Given exercise: Quote the whole listing exactly. Leave the pictures out of your copy.

Given data:

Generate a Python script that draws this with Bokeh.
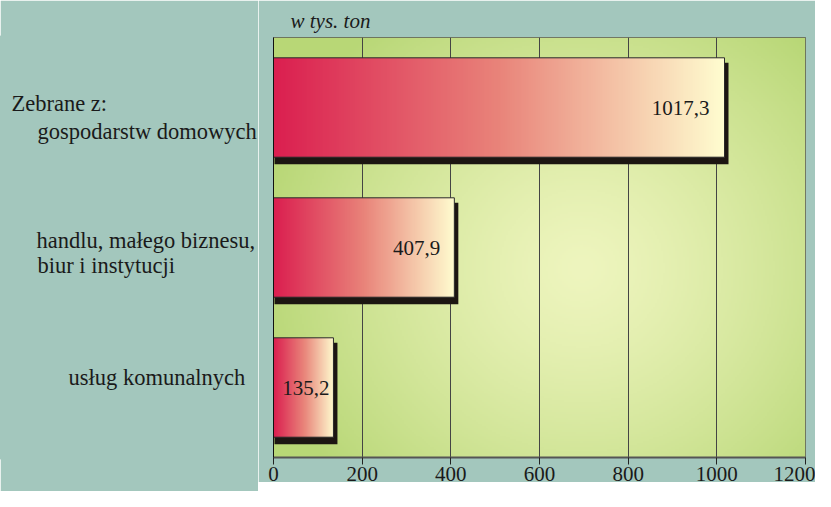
import numpy as np
from bokeh.plotting import figure
from bokeh.layouts import row
from bokeh.models import Range1d, ColumnDataSource, FixedTicker, Title
from bokeh.core.properties import value as pv
from bokeh.embed import file_html
from bokeh.resources import INLINE

# ---------------- data ----------------
category_lines = [
    ["Zebrane z:", "gospodarstw domowych"],
    ["handlu, małego biznesu,", "biur i instytucji"],
    ["usług komunalnych"],
]
values = [1017.3, 407.9, 135.2]
value_labels = ["1017,3", "407,9", "135,2"]
x_ticks = [0, 200, 400, 600, 800, 1000, 1200]
unit_label = "w tys. ton"

# ---------------- style ----------------
FONT = "Liberation Serif"
BG = "#a3c7bd"
X_MAX = 1200
N = len(values)
LEFT_W = 258
MAIN_LEFT = 15
FRAME_W = 532
FRAME_H = 420
TOP = 37
BOTTOM = 34
BAR_H = 0.71
px_x = X_MAX / FRAME_W
px_y = N / FRAME_H

# label line placement (px from left edge of page, px up from category centre)
line_pos = [[(11, 4), (37, -24)], [(36, 7), (37, -18)], [(68, 10)]]
value_offsets = [-15, -14, -4]

y_centers = [N - 0.5 - i for i in range(N)]
y_range = Range1d(0, N)

# ---------------- main chart ----------------
p = figure(output_backend="svg", toolbar_location=None,
           x_range=Range1d(0, X_MAX), y_range=y_range)
p.frame_width = FRAME_W
p.frame_height = FRAME_H
p.min_border_left = MAIN_LEFT
p.min_border_right = 10
p.min_border_top = 33
p.min_border_bottom = 0
p.background_fill_color = BG
p.border_fill_color = BG
p.outline_line_color = "#555555"
p.outline_line_width = 1

# plot-area radial gradient
H, W = 215, 266
yy, xx = np.mgrid[0:H, 0:W]
fx = xx / (W - 1)
fy = yy / (H - 1)
d = np.sqrt(((fx - 0.58) / 0.62) ** 2 + ((fy - 0.45) / 0.75) ** 2)
t = np.clip(d, 0, 1) ** 1.3
inner = np.array([238, 245, 190])
outer = np.array([184, 215, 118])
rgb = inner[None, None, :] * (1 - t[..., None]) + outer[None, None, :] * t[..., None]
bg = np.empty((H, W), dtype=np.uint32)
v = bg.view(dtype=np.uint8).reshape((H, W, 4))
v[..., 0] = rgb[..., 0]
v[..., 1] = rgb[..., 1]
v[..., 2] = rgb[..., 2]
v[..., 3] = 255
p.image_rgba(image=[bg], x=0, y=0, dw=X_MAX, dh=N, level="image")

# grid
p.xgrid.ticker = FixedTicker(ticks=x_ticks)
p.xgrid.grid_line_color = "#444444"
p.xgrid.grid_line_width = 1
p.ygrid.grid_line_color = None

# bars: shadow, gradient fill, outline
tops = [c + BAR_H / 2 for c in y_centers]
bots = [c - BAR_H / 2 for c in y_centers]
src = ColumnDataSource(dict(
    value=values, top=tops, bottom=bots, yc=y_centers,
    sh_left=[1 * px_x] * N,
    sh_right=[val + 4 * px_x for val in values],
    sh_top=[tp - 5 * px_y for tp in tops],
    sh_bottom=[b - 7 * px_y for b in bots],
    zero=[0] * N,
    label=value_labels,
    xoff=value_offsets,
))
p.quad(left="sh_left", right="sh_right", top="sh_top", bottom="sh_bottom", source=src,
       fill_color="#1c1612", line_color=None)

GW = 256
g = np.linspace(0, 1, GW)
stops_t = [0, 0.5, 1]
stops_c = np.array([[219, 31, 80], [233, 132, 122], [255, 253, 208]])
grad = np.empty((1, GW), dtype=np.uint32)
gv = grad.view(dtype=np.uint8).reshape((1, GW, 4))
for k in range(3):
    gv[0, :, k] = np.interp(g, stops_t, stops_c[:, k])
gv[0, :, 3] = 255
img_src = ColumnDataSource(dict(image=[grad] * N, x=[0] * N, y=bots, dw=values, dh=[BAR_H] * N))
p.image_rgba(image="image", x="x", y="y", dw="dw", dh="dh", source=img_src, level="glyph")

p.quad(left="zero", right="value", top="top", bottom="bottom", source=src,
       fill_alpha=0, line_color="#2a2a2a", line_width=1)

p.text(x="value", y="yc", text="label", x_offset="xoff", source=src,
       text_align="right", text_baseline="middle", text_font=pv(FONT),
       text_font_size="21px", text_color="#1a1a1a")

# axes
xa = p.xaxis[0]
xa.ticker = FixedTicker(ticks=x_ticks)
xa.major_label_text_font = FONT
xa.major_label_text_font_size = "21px"
xa.major_label_text_color = "#1a1a1a"
xa.major_label_standoff = 2
xa.major_tick_in = 0
xa.major_tick_out = 7
xa.major_tick_line_color = "#222222"
xa.minor_tick_line_color = None
xa.axis_line_color = "#555555"
xa.axis_line_width = 2

ya = p.yaxis[0]
ya.ticker = FixedTicker(ticks=[])
ya.major_tick_line_color = None
ya.minor_tick_line_color = None
ya.axis_line_color = "#111111"
ya.axis_line_width = 1

p.add_layout(Title(text=unit_label, align="left", offset=17, text_font=FONT,
                   text_font_style="italic", text_font_size="21px",
                   text_color="#1a1a1a"), "above")

# ---------------- category label panel (frame aligned with the chart) ----------------
q = figure(output_backend="svg", toolbar_location=None,
           x_range=Range1d(0, LEFT_W), y_range=y_range)
q.frame_width = LEFT_W
q.frame_height = FRAME_H
q.min_border_left = 0
q.min_border_right = 0
q.min_border_top = TOP
q.min_border_bottom = BOTTOM
q.axis.visible = False
q.grid.visible = False
q.background_fill_color = BG
q.border_fill_color = BG
q.outline_line_color = BG
q.outline_line_width = 4

lx, ly, lt = [], [], []
for i, lines in enumerate(category_lines):
    for j, txt in enumerate(lines):
        dx, dy = line_pos[i][j]
        lx.append(dx)
        ly.append(y_centers[i] + dy * px_y)
        lt.append(txt)
q.text(x=lx, y=ly, text=lt, text_font=pv(FONT), text_font_size="22.5px",
       text_color="#1a1a1a", text_align="left", text_baseline="middle")

layout = row(q, p, spacing=0)
open("out.html", "w").write(file_html(layout, INLINE))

Correct output:
Generate a Python script that draws this with Bokeh.
import numpy as np
from bokeh.plotting import figure
from bokeh.layouts import row
from bokeh.models import Range1d, ColumnDataSource, FixedTicker, Title
from bokeh.core.properties import value as pv
from bokeh.embed import file_html
from bokeh.resources import INLINE

# ---------------- data ----------------
category_lines = [
    ["Zebrane z:", "gospodarstw domowych"],
    ["handlu, małego biznesu,", "biur i instytucji"],
    ["usług komunalnych"],
]
values = [1017.3, 407.9, 135.2]
value_labels = ["1017,3", "407,9", "135,2"]
x_ticks = [0, 200, 400, 600, 800, 1000, 1200]
unit_label = "w tys. ton"

# ---------------- style ----------------
FONT = "Liberation Serif"
BG = "#a3c7bd"
X_MAX = 1200
N = len(values)
LEFT_W = 258
MAIN_LEFT = 15
FRAME_W = 532
FRAME_H = 420
TOP = 37
BOTTOM = 34
BAR_H = 0.71
px_x = X_MAX / FRAME_W
px_y = N / FRAME_H

# label line placement (px from left edge of page, px up from category centre)
line_pos = [[(11, 4), (37, -24)], [(36, 7), (37, -18)], [(68, 10)]]
value_offsets = [-15, -14, -4]

y_centers = [N - 0.5 - i for i in range(N)]
y_range = Range1d(0, N)

# ---------------- main chart ----------------
p = figure(output_backend="svg", toolbar_location=None,
           x_range=Range1d(0, X_MAX), y_range=y_range)
p.frame_width = FRAME_W
p.frame_height = FRAME_H
p.min_border_left = MAIN_LEFT
p.min_border_right = 10
p.min_border_top = 33
p.min_border_bottom = 0
p.background_fill_color = BG
p.border_fill_color = BG
p.outline_line_color = "#555555"
p.outline_line_width = 1

# plot-area radial gradient
H, W = 215, 266
yy, xx = np.mgrid[0:H, 0:W]
fx = xx / (W - 1)
fy = yy / (H - 1)
d = np.sqrt(((fx - 0.58) / 0.62) ** 2 + ((fy - 0.45) / 0.75) ** 2)
t = np.clip(d, 0, 1) ** 1.3
inner = np.array([238, 245, 190])
outer = np.array([184, 215, 118])
rgb = inner[None, None, :] * (1 - t[..., None]) + outer[None, None, :] * t[..., None]
bg = np.empty((H, W), dtype=np.uint32)
v = bg.view(dtype=np.uint8).reshape((H, W, 4))
v[..., 0] = rgb[..., 0]
v[..., 1] = rgb[..., 1]
v[..., 2] = rgb[..., 2]
v[..., 3] = 255
p.image_rgba(image=[bg], x=0, y=0, dw=X_MAX, dh=N, level="image")

# grid
p.xgrid.ticker = FixedTicker(ticks=x_ticks)
p.xgrid.grid_line_color = "#444444"
p.xgrid.grid_line_width = 1
p.ygrid.grid_line_color = None

# bars: shadow, gradient fill, outline
tops = [c + BAR_H / 2 for c in y_centers]
bots = [c - BAR_H / 2 for c in y_centers]
src = ColumnDataSource(dict(
    value=values, top=tops, bottom=bots, yc=y_centers,
    sh_left=[1 * px_x] * N,
    sh_right=[val + 4 * px_x for val in values],
    sh_top=[tp - 5 * px_y for tp in tops],
    sh_bottom=[b - 7 * px_y for b in bots],
    zero=[0] * N,
    label=value_labels,
    xoff=value_offsets,
))
p.quad(left="sh_left", right="sh_right", top="sh_top", bottom="sh_bottom", source=src,
       fill_color="#1c1612", line_color=None)

GW = 256
g = np.linspace(0, 1, GW)
stops_t = [0, 0.5, 1]
stops_c = np.array([[219, 31, 80], [233, 132, 122], [255, 253, 208]])
grad = np.empty((1, GW), dtype=np.uint32)
gv = grad.view(dtype=np.uint8).reshape((1, GW, 4))
for k in range(3):
    gv[0, :, k] = np.interp(g, stops_t, stops_c[:, k])
gv[0, :, 3] = 255
img_src = ColumnDataSource(dict(image=[grad] * N, x=[0] * N, y=bots, dw=values, dh=[BAR_H] * N))
p.image_rgba(image="image", x="x", y="y", dw="dw", dh="dh", source=img_src, level="glyph")

p.quad(left="zero", right="value", top="top", bottom="bottom", source=src,
       fill_alpha=0, line_color="#2a2a2a", line_width=1)

p.text(x="value", y="yc", text="label", x_offset="xoff", source=src,
       text_align="right", text_baseline="middle", text_font=pv(FONT),
       text_font_size="21px", text_color="#1a1a1a")

# axes
xa = p.xaxis[0]
xa.ticker = FixedTicker(ticks=x_ticks)
xa.major_label_text_font = FONT
xa.major_label_text_font_size = "21px"
xa.major_label_text_color = "#1a1a1a"
xa.major_label_standoff = 2
xa.major_tick_in = 0
xa.major_tick_out = 7
xa.major_tick_line_color = "#222222"
xa.minor_tick_line_color = None
xa.axis_line_color = "#555555"
xa.axis_line_width = 2

ya = p.yaxis[0]
ya.ticker = FixedTicker(ticks=[])
ya.major_tick_line_color = None
ya.minor_tick_line_color = None
ya.axis_line_color = "#111111"
ya.axis_line_width = 1

p.add_layout(Title(text=unit_label, align="left", offset=17, text_font=FONT,
                   text_font_style="italic", text_font_size="21px",
                   text_color="#1a1a1a"), "above")

# ---------------- category label panel (frame aligned with the chart) ----------------
q = figure(output_backend="svg", toolbar_location=None,
           x_range=Range1d(0, LEFT_W), y_range=y_range)
q.frame_width = LEFT_W
q.frame_height = FRAME_H
q.min_border_left = 0
q.min_border_right = 0
q.min_border_top = TOP
q.min_border_bottom = BOTTOM
q.axis.visible = False
q.grid.visible = False
q.background_fill_color = BG
q.border_fill_color = BG
q.outline_line_color = BG
q.outline_line_width = 4

lx, ly, lt = [], [], []
for i, lines in enumerate(category_lines):
    for j, txt in enumerate(lines):
        dx, dy = line_pos[i][j]
        lx.append(dx)
        ly.append(y_centers[i] + dy * px_y)
        lt.append(txt)
q.text(x=lx, y=ly, text=lt, text_font=pv(FONT), text_font_size="22.5px",
       text_color="#1a1a1a", text_align="left", text_baseline="middle")

layout = row(q, p, spacing=0)
open("out.html", "w").write(file_html(layout, INLINE))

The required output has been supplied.